- Written request:
The answer should be a single number: how many lines of the entries below hold the word "with".

- Data to use:

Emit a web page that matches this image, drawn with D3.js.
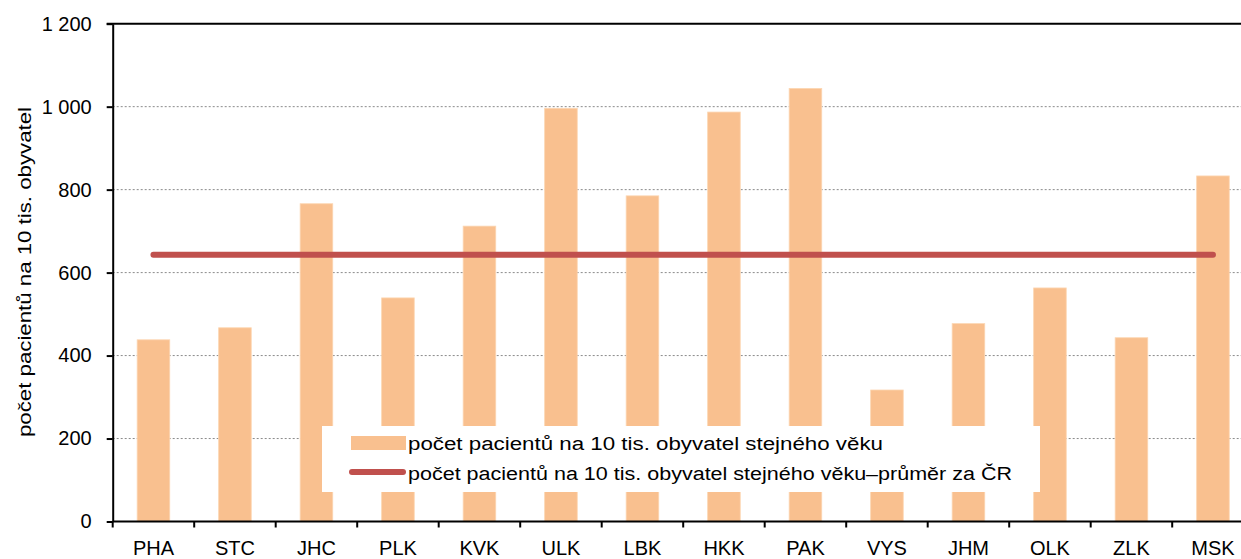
<!DOCTYPE html>
<html><head><meta charset="utf-8">
<script src="https://cdn.jsdelivr.net/npm/d3@7"></script>
<style>body{margin:0;background:#fff}svg{display:block;font-family:"Liberation Sans",Arial,sans-serif}</style>
</head><body><svg id="c" width="1241" height="559"></svg>
<script>
const categories = ["PHA","STC","JHC","PLK","KVK","ULK","LBK","HKK","PAK","VYS","JHM","OLK","ZLK","MSK"];
const patients = [438,467,766,539,712,996,785,987,1044,317,477,563,443,833];
const czAverage = [643,643,643,643,643,643,643,643,643,643,643,643,643,643];
const yTicks = [0,200,400,600,800,1000,1200];
const yTickLabels = ["0","200","400","600","800","1 000","1 200"];
const seriesNames = ["počet pacientů na 10 tis. obyvatel stejného věku","počet pacientů na 10 tis. obyvatel stejného věku–průměr za ČR"];
const yTitle = "počet pacientů na 10 tis. obyvatel";

const svg = d3.select("#c");
const x0 = 112.7, bandW = 81.5;
const x = d3.scaleBand().domain(categories).range([x0, x0 + bandW*categories.length]).paddingInner(0).paddingOuter(0);
const y = d3.scaleLinear().domain([0,1200]).range([521.5,23.7]);

// gridlines
svg.append("g").selectAll("line").data(yTicks.filter(d=>d>0 && d<1200)).join("line")
  .attr("x1",x0).attr("x2",1241).attr("y1",d=>y(d)).attr("y2",d=>y(d))
  .attr("stroke","#8a8a8a").attr("stroke-width",1).attr("stroke-dasharray","2,2");
// top border line
svg.append("line").attr("x1",x0-6).attr("x2",1241).attr("y1",y(1200)).attr("y2",y(1200))
  .attr("stroke","#000").attr("stroke-width",2);

// bars
const bw = bandW*0.4;
svg.append("g").selectAll("rect").data(patients).join("rect")
  .attr("x",(d,i)=>x(categories[i])+x.bandwidth()/2-bw/2)
  .attr("width",bw)
  .attr("y",d=>y(d)).attr("height",d=>y(0)-y(d))
  .attr("fill","#F9C08F").attr("stroke","#FCD6B2").attr("stroke-width",0.8);

// average line
const line = d3.line().x((d,i)=>x(categories[i])+x.bandwidth()/2).y(d=>y(d));
svg.append("path").datum(czAverage).attr("d",line).attr("fill","none")
  .attr("stroke","#C0504D").attr("stroke-width",6).attr("stroke-linecap","round");

// y axis
const yAxis = d3.axisLeft(y).tickValues(yTicks).tickSize(6).tickSizeOuter(0).tickPadding(15)
  .tickFormat((d,i)=>yTickLabels[i]);
const gy = svg.append("g").attr("transform",`translate(${x0},0)`).call(yAxis);
gy.select(".domain").attr("stroke","#000").attr("stroke-width",2);
gy.selectAll(".tick line").attr("stroke","#000").attr("stroke-width",2);
gy.selectAll(".tick text").attr("font-size",20).attr("fill","#000").attr("font-family","Liberation Sans, Arial, sans-serif");

// x axis
const xAxis = d3.axisBottom(x).tickSize(0).tickPadding(19);
const gx = svg.append("g").attr("transform",`translate(0,${y(0)})`).call(xAxis);
gx.select(".domain").remove();
svg.append("line").attr("x1",x0).attr("x2",1241).attr("y1",y(0)).attr("y2",y(0)).attr("stroke","#000").attr("stroke-width",2);
gx.selectAll(".tick text").attr("font-size",20).attr("fill","#000").attr("font-family","Liberation Sans, Arial, sans-serif");
svg.append("g").selectAll("line").data(categories.map((c,i)=>i)).join("line")
  .attr("x1",(d)=>x(categories[d])).attr("x2",d=>x(categories[d]))
  .attr("y1",y(0)).attr("y2",y(0)+6).attr("stroke","#000").attr("stroke-width",2);

// y title
svg.append("text").attr("transform","translate(31,272) rotate(-90)")
  .attr("text-anchor","middle").attr("font-size",18).attr("fill","#000")
  .attr("textLength",330).attr("lengthAdjust","spacingAndGlyphs").text(yTitle);

// legend
const lg = svg.append("g");
lg.append("rect").attr("x",322).attr("y",426).attr("width",718).attr("height",66).attr("fill","#fff");
lg.append("rect").attr("x",351).attr("y",436).attr("width",55).attr("height",14).attr("fill","#F9C08F");
lg.append("line").attr("x1",352).attr("x2",403).attr("y1",472).attr("y2",472)
  .attr("stroke","#C0504D").attr("stroke-width",6).attr("stroke-linecap","round");
lg.append("text").attr("x",408).attr("y",450).attr("font-size",18).attr("fill","#000")
  .attr("textLength",475).attr("lengthAdjust","spacingAndGlyphs").text(seriesNames[0]);
lg.append("text").attr("x",408).attr("y",480).attr("font-size",18).attr("fill","#000")
  .attr("textLength",604).attr("lengthAdjust","spacingAndGlyphs").text(seriesNames[1]);
</script></body></html>
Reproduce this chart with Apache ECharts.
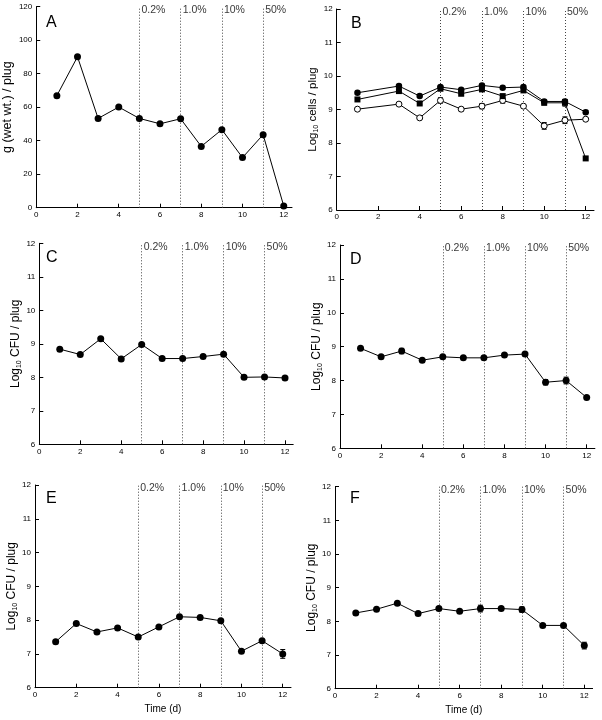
<!DOCTYPE html>
<html><head><meta charset="utf-8">
<script src="https://cdn.jsdelivr.net/npm/echarts@6/dist/echarts.min.js"></script>
<style>html,body{margin:0;padding:0;background:#fff}#c{width:602px;height:720px}</style>
</head><body><div id="c"></div><script>
// ---------- data ----------
const days = [1,2,3,4,5,6,7,8,9,10,11,12];
const daysB = [1,3,4,5,6,7,8,9,10,11,12];
const treatDays = [5,7,9,11];
const treatLabels = ['0.2%','1.0%','10%','50%'];
const xTicks = [0,2,4,6,8,10,12];
const aWetWeight = [66.9,90.1,53.3,60.1,53.3,50.1,53.1,36.6,46.6,29.9,43.6,1];
const bFilledCircle = [9.50,9.70,9.40,9.67,9.59,9.72,9.65,9.67,9.24,9.24,8.92];
const bFilledSquare = [9.30,9.55,9.18,9.62,9.47,9.60,9.40,9.57,9.20,9.20,7.54];
const bOpenCircle   = [9.01,9.16,8.75,9.27,9.01,9.10,9.27,9.10,8.51,8.68,8.71];
const bFilledCircleErr = [0,0.03,0,0.04,0.03,0.04,0,0.04,0.04,0.06,0.05];
const bFilledSquareErr = [0,0,0.04,0,0.03,0,0,0,0.06,0.10,0];
const bOpenCircleErr   = [0,0.03,0,0.08,0.05,0.08,0.08,0,0.10,0.10,0];
const cCFU = [8.84,8.68,9.15,8.55,8.98,8.56,8.56,8.62,8.69,8.00,8.01,7.98];
const cErr = [0,0,0,0,0,0,0,0,0,0,0,0.05];
const dCFU = [8.95,8.70,8.87,8.60,8.70,8.67,8.67,8.75,8.78,7.95,8.00,7.50];
const dErr = [0,0,0.08,0,0,0,0,0,0.03,0.08,0.10,0];
const eCFU = [7.36,7.90,7.65,7.77,7.50,7.80,8.10,8.08,7.98,7.08,7.39,7.00];
const eErr = [0,0,0,0,0,0,0,0,0.03,0,0,0.13];
const fCFU = [8.25,8.36,8.54,8.23,8.38,8.30,8.38,8.38,8.35,7.88,7.88,7.28];
const fErr = [0,0,0,0,0,0,0.10,0,0.08,0,0,0.10];

// ---------- layout ----------
const FONT = 'Liberation Sans, Arial, Helvetica, sans-serif';
const panels = [
  {letter:'A', grid:{left:35.7, top:6.7, width:256.3, height:201}, yMin:0, yMax:120, yInt:20,
   yName:'g (wet wt.) / plug', yGap:12, yFont:12.5, letterPos:[46,15], xName:null},
  {letter:'B', grid:{left:336.7, top:9, width:257.3, height:201}, yMin:6, yMax:12, yInt:1,
   yName:'Log{sub|10} cells / plug', yGap:12, yFont:11.5, letterPos:[351,16], xName:null},
  {letter:'C', grid:{left:39.3, top:243.3, width:253.9, height:201}, yMin:6, yMax:12, yInt:1,
   yName:'Log{sub|10} CFU / plug', yGap:17, yFont:12, letterPos:[46,250], xName:null},
  {letter:'D', grid:{left:340, top:245, width:254.9, height:203.3}, yMin:6, yMax:12, yInt:1,
   yName:'Log{sub|10} CFU / plug', yGap:15, yFont:12, letterPos:[350,252], xName:null},
  {letter:'E', grid:{left:35, top:485, width:256, height:202.7}, yMin:6, yMax:12, yInt:1,
   yName:'Log{sub|10} CFU / plug', yGap:16, yFont:12, letterPos:[46,491], xName:'Time (d)'},
  {letter:'F', grid:{left:335, top:486.7, width:257.6, height:202}, yMin:6, yMax:12, yInt:1,
   yName:'Log{sub|10} CFU / plug', yGap:11, yFont:12, letterPos:[350,491], xName:'Time (d)'}
];

const grids = [], xAxes = [], yAxes = [], series = [], graphics = [];

function pairs(xs, ys){ return xs.map((x,i)=>[x, ys[i]]); }
function errData(xs, ys, es){ return xs.map((x,i)=>[x, ys[i], es[i]]).filter(d=>d[2] > 0); }

function errRender(params, api){
  const x = api.value(0), y = api.value(1), e = api.value(2);
  const hi = api.coord([x, y + e]), lo = api.coord([x, y - e]);
  const w = 2.5, st = {stroke:'#000', lineWidth:1};
  return {type:'group', children:[
    {type:'line', shape:{x1:hi[0], y1:hi[1], x2:lo[0], y2:lo[1]}, style:st},
    {type:'line', shape:{x1:hi[0]-w, y1:hi[1], x2:hi[0]+w, y2:hi[1]}, style:st},
    {type:'line', shape:{x1:lo[0]-w, y1:lo[1], x2:lo[0]+w, y2:lo[1]}, style:st}
  ]};
}

function lineSeries(idx, data, symbol, size, open){
  return {type:'line', xAxisIndex:idx, yAxisIndex:idx, data:data, symbol:symbol, symbolSize:size,
    showAllSymbol:true, z:5,
    lineStyle:{color:'#000', width:1},
    itemStyle: open ? {color:'#fff', borderColor:'#000', borderWidth:1} : {color:'#000', borderWidth:0},
    emphasis:{disabled:true}, silent:true};
}
function errSeries(idx, data){
  return {type:'custom', xAxisIndex:idx, yAxisIndex:idx, data:data, renderItem:errRender, z:3, silent:true};
}

panels.forEach((p, i) => {
  grids.push(Object.assign({containLabel:false}, p.grid));
  xAxes.push({type:'value', gridIndex:i, min:0, max:12.4, interval:2,
    axisLine:{lineStyle:{color:'#000', width:1}},
    axisTick:{inside:true, length:4, lineStyle:{color:'#000'}, customValues:xTicks},
    axisLabel:{color:'#000', fontSize:8, fontFamily:FONT, margin:3, customValues:xTicks,
      formatter: v => (v % 2 === 0 ? String(v) : '')},
    splitLine:{show:false},
    name:p.xName || '', nameLocation:'middle', nameGap:17,
    nameTextStyle:{color:'#000', fontSize:10, fontFamily:FONT}});
  yAxes.push({type:'value', gridIndex:i, min:p.yMin, max:p.yMax, interval:p.yInt,
    axisLine:{show:true, lineStyle:{color:'#000', width:1}},
    axisTick:{show:true, inside:true, length:4, lineStyle:{color:'#000'}},
    axisLabel:{color:'#000', fontSize:8, fontFamily:FONT, margin:4},
    splitLine:{show:false},
    name:p.yName, nameLocation:'middle', nameRotate:90, nameGap:p.yGap,
    nameTextStyle:{color:'#000', fontSize:p.yFont, fontFamily:FONT, lineHeight:14,
      rich:{sub:{fontSize:7, fontFamily:FONT, color:'#000', verticalAlign:'bottom', lineHeight:14}}}});
  // treatment dotted lines + labels
  series.push({type:'scatter', xAxisIndex:i, yAxisIndex:i, silent:true, z:2,
    data: treatDays.map(d => [d, p.yMax]), symbolSize:0.1, itemStyle:{color:'rgba(0,0,0,0)'},
    label:{show:true, position:'right', distance:2, offset:[0,3.5], color:'#000', fontSize:10.5, fontFamily:FONT,
      formatter: q => treatLabels[q.dataIndex]},
    markLine:{silent:true, symbol:['none','none'], label:{show:false},
      lineStyle:{type:[1,2], color:'#444', width:1},
      data: treatDays.map(d => ({xAxis:d}))}});
  graphics.push({type:'text', left:p.letterPos[0], top:p.letterPos[1],
    style:{text:p.letter, fontSize:16, fontFamily:FONT, fill:'#000'}});
});

// A
series.push(lineSeries(0, pairs(days, aWetWeight), 'circle', 7, false));
// B
series.push(errSeries(1, errData(daysB, bFilledCircle, bFilledCircleErr)));
series.push(errSeries(1, errData(daysB, bFilledSquare, bFilledSquareErr)));
series.push(errSeries(1, errData(daysB, bOpenCircle, bOpenCircleErr)));
series.push(lineSeries(1, pairs(daysB, bOpenCircle), 'circle', 6, true));
series.push(lineSeries(1, pairs(daysB, bFilledSquare), 'rect', 6, false));
series.push(lineSeries(1, pairs(daysB, bFilledCircle), 'circle', 6.5, false));
// C
series.push(errSeries(2, errData(days, cCFU, cErr)));
series.push(lineSeries(2, pairs(days, cCFU), 'circle', 7, false));
// D
series.push(errSeries(3, errData(days, dCFU, dErr)));
series.push(lineSeries(3, pairs(days, dCFU), 'circle', 7, false));
// E
series.push(errSeries(4, errData(days, eCFU, eErr)));
series.push(lineSeries(4, pairs(days, eCFU), 'circle', 7, false));
// F
series.push(errSeries(5, errData(days, fCFU, fErr)));
series.push(lineSeries(5, pairs(days, fCFU), 'circle', 7, false));

const chart = echarts.init(document.getElementById('c'), null, {renderer:'canvas'});
chart.setOption({animation:false, backgroundColor:'#fff', grid:grids, xAxis:xAxes, yAxis:yAxes,
  series:series, graphic:graphics});
</script></body></html>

- Exercise result:
2